Strona 1 z 1

Woda w tylnej lapmpie i jej parowanie

: 06 sie 2017, 18:30
autor: eRR
Witam wszystkich.

Mam problem ze zbierającą się w lewej tylnej lampie wodą. Kiedy robi się ciepło lampa całkowicie zaparowuje. Którędy ta woda może się tam dostawać? Lampa jest 100% szczelna bo niedawno dookoła obsmarowałem ją silikonem. Jedyne co przychodzi mi do głowy, to urwany zaczep od harmonijki przez którą przechodzą przewody do tej lampy. Jest urwany zatrzask i harmonijka nie przylega do nadwozia tak jak powinna. Ale czy możliwe, że tamtędy wpada woda do samej lampy? Załączam zdjęcie tej harmonijki.
Obrazek

Re: Woda w tylnej lapmpie i jej parowanie

: 06 sie 2017, 20:45
autor: Cimek
Tak, miałem dokładnie to samo. Woda kapie na kable, a tam przez kostkę i do środka, do lampy. Zobacz czy nie masz też pod wykładziną w bagażniku.

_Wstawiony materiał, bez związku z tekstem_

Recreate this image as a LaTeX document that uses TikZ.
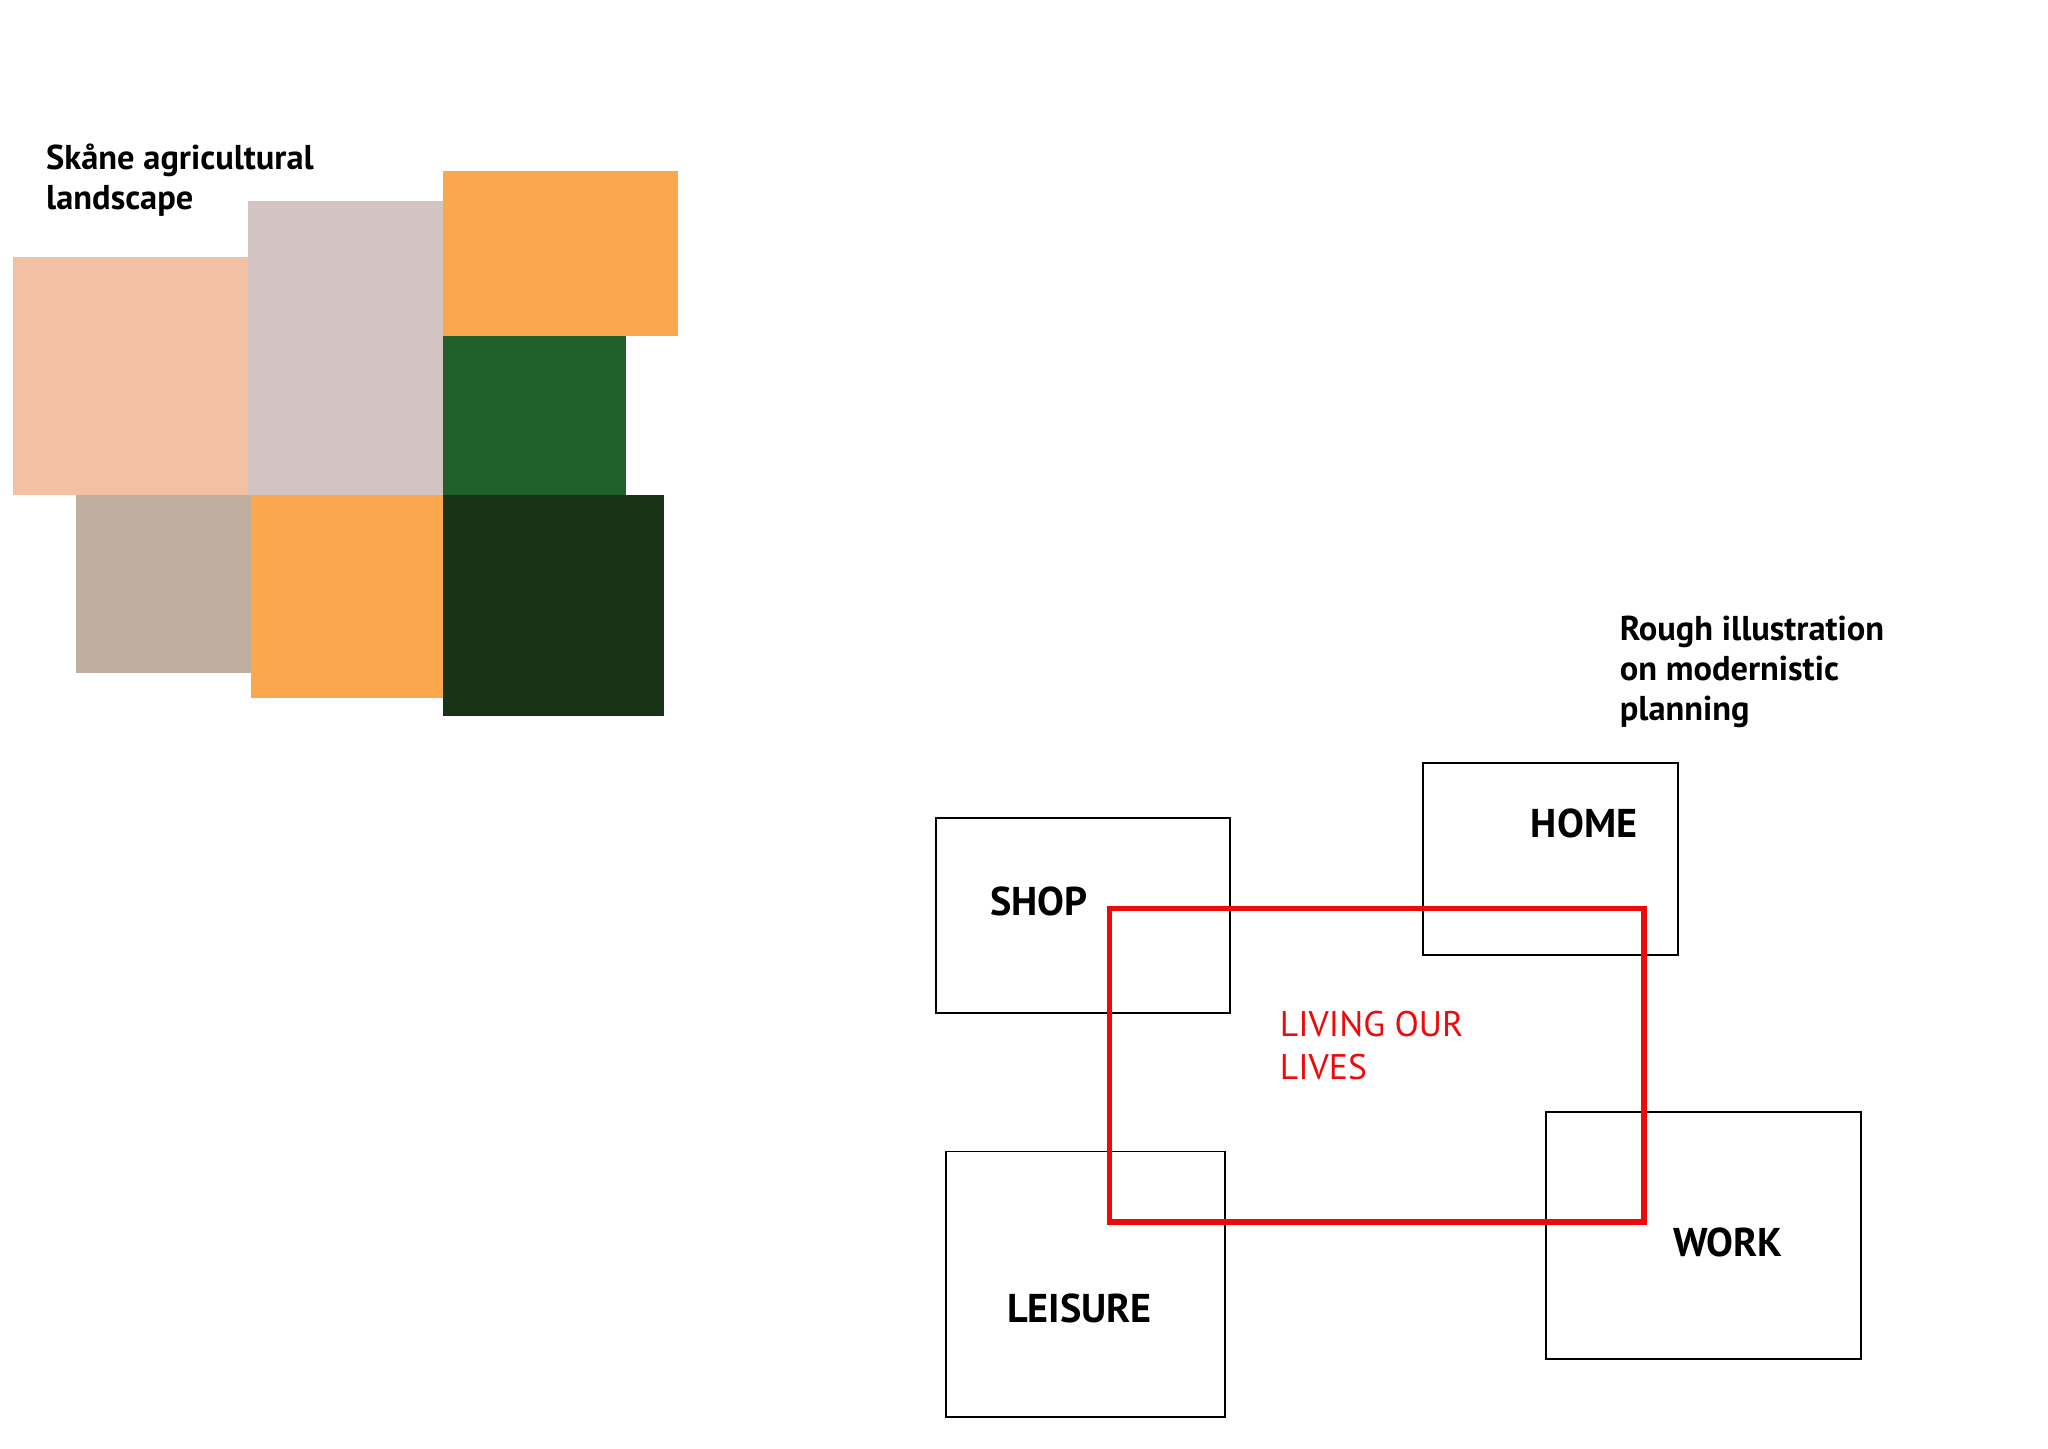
\documentclass[tikz,border=0pt]{standalone}
\usepackage{fontspec}
\setmainfont{PT Sans}
\begin{document}
\begin{tikzpicture}[x=0.02cm,y=-0.02cm,
  lbl/.style={font=\bfseries\fontsize{15}{17.5}\selectfont,align=left,anchor=north west,inner sep=0},
  box/.style={draw=black,line width=0.8pt},
  big/.style={font=\bfseries\fontsize{17.5}{20}\selectfont,inner sep=0}]
\useasboundingbox (0,0) rectangle (1567,1108);
\definecolor{peach}{HTML}{F4C0A4}\definecolor{mauve}{HTML}{D3C4C1}
\definecolor{orng}{HTML}{FAA74E}\definecolor{grn}{HTML}{21602A}
\definecolor{taupe}{HTML}{BDAE9F}\definecolor{dgrn}{HTML}{193317}
\definecolor{rred}{HTML}{EE0A0A}
\fill[peach] (10,197) rectangle (190,379);
\fill[mauve] (190,154) rectangle (339,379);
\fill[orng] (339,131) rectangle (519,257);
\fill[grn] (339,257) rectangle (479,379);
\fill[taupe] (58,379) rectangle (193,515);
\fill[orng] (192,379) rectangle (339,534);
\fill[dgrn] (339,379) rectangle (508,548);
\node[lbl] (t1) at (35,110) {Skåne agricultural\\landscape};
\node[lbl] (t2) at (1239,471) {Rough illustration\\on modernistic\\planning};
\draw[box] (716,626) rectangle (941,775);
\draw[box] (1089,584) rectangle (1284,731);
\draw[box] (1183,851) rectangle (1424,1040);
\draw[box] (724,881) rectangle (937,1084);
\draw[rred,line width=2.4pt] (849,695) rectangle (1258,935);
\node[big] (shop) at (795,690) {SHOP};
\node[big] (home) at (1212,630) {HOME};
\node[big] (work) at (1322,951) {WORK};
\node[big] (leis) at (826,1001) {LEISURE};
\node[text=rred,font=\fontsize{15.5}{19}\selectfont,align=left,anchor=north west,inner sep=0] (liv) at (979,773) {LIVING OUR\\LIVES};
\end{tikzpicture}
\end{document}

Re: Woda w tylnej lapmpie i jej parowanie

: 07 sie 2017, 0:47
autor: eRR
Też mam, czasem. Jak to teraz naprawić? Ta gumowa harmonijka ma urwany jeden zaczep, przez co nie da się jej wcisnąć w otwór. Da się kupić nową w sklepie? Czy może spróbować ją przykleić np. silikonem lub taśmą klejącą dwustronną?

Re: Woda w tylnej lapmpie i jej parowanie

: 07 sie 2017, 6:24
autor: Cimek
Ja to zrobiłem z początku czarnym silikonem, ale na długo nie dało efektów. Było trzeba wymienić na nową (nie wiem jak, znajomy robił przy okazji naprawy kabli).
Chcesz, spróbuj kleić.

Re: Woda w tylnej lapmpie i jej parowanie

: 07 sie 2017, 9:51
autor: arianm
Miałem ten sam problem, ponad trzyletnia "walka " nie dawała rezultatu .
Na spodzie lampy tak by nie było widać z zewnątrz , ale w najniższym punkcie
poprzez odblask w kierunku szkła ( jak najbliżej ) wywierciłem otwór 2-2,5mm :box: . Problem znikł :clap:

Re: Woda w tylnej lapmpie i jej parowanie

: 07 sie 2017, 14:51
autor: Cimek
No to takie wiesz... G*wniane rozwiązanie. To tak jakby cieknącą turbinę oblepić plasteliną. No i woda leci po kablach, co zostało ustalone.

Re: Woda w tylnej lapmpie i jej parowanie

: 07 sie 2017, 19:19
autor: arianm
Cimek pisze:No to takie wiesz... G*wniane rozwiązanie.
To zależy ile tej wody , u mnie było jej znikomo . jednak pozostawała jakaś mikroskopijna ilość
i nie miała jak wyparować.

Re: Woda w tylnej lapmpie i jej parowanie

: 07 sie 2017, 19:45
autor: Cimek
arianm pisze:
Cimek pisze:No to takie wiesz... G*wniane rozwiązanie.
To zależy ile tej wody , u mnie było jej znikomo . jednak pozostawała jakaś mikroskopijna ilość
i nie miała jak wyparować.
Otwierasz lampę ile możesz(luzujesz wszystkie śrubki), wystawiasz na słońce i wyparuje. Sprawdzałem u siebie.